In 1934 tests began on an improved Stahlhelm, whose design was a development of World War I models. The Eisenhüttenwerke company of Thale carried out prototype design and testing, with Dr. Friedrich Schwerd once again taking a hand.
The new helmet was pressed from sheets of molybdenum steel in several stages. The size of the flared visor and skirt was reduced, and the large projecting lugs for the obsolete armor shield were eliminated. The ventilator holes were retained, but were set in smaller hollow rivets mounted to the helmet's shell. The edges of the shell were rolled over, creating a smooth edge along the helmet. Finally, a completely new leather suspension, or liner, was incorporated that greatly improved the helmet's safety, adjustability, and comfort for each wearer. These improvements made the new M1935 helmet lighter, more compact, and more comfortable to wear than the previous designs.

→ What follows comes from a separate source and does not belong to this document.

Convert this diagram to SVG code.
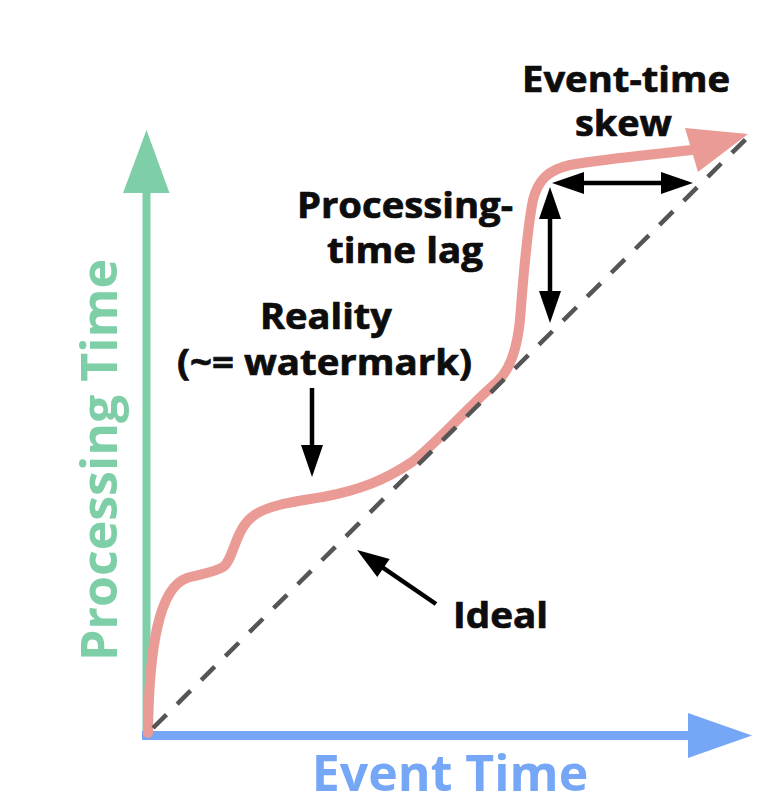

The Army's Supreme Command officially accepted the new helmet on June 25, 1935 and it was intended to replace all other helmets in service.
The M1935 design was slightly modified in 1940 to simplify its construction, the manufacturing process now incorporating more automated stamping methods. The principal change was to stamp the ventilator hole mounts directly onto the shell, rather than utilizing separate fittings. In other respects, the M1940 helmet was identical to the M1935. The Germans still referred to the M1940 as the M1935, while the M1940 designation were given by collectors.
The last wartime upgrade to the standard helmet took place on 6 July 1942 at the request of the Army High Command. The rolled edge found on M1935 and M1940 helmets was discontinued as a measure of economy. On 1 August 1942 the first M1942 helmets were placed into production, and this was the model produced until late in the war, when most factories were captured or stood idle due to material shortages.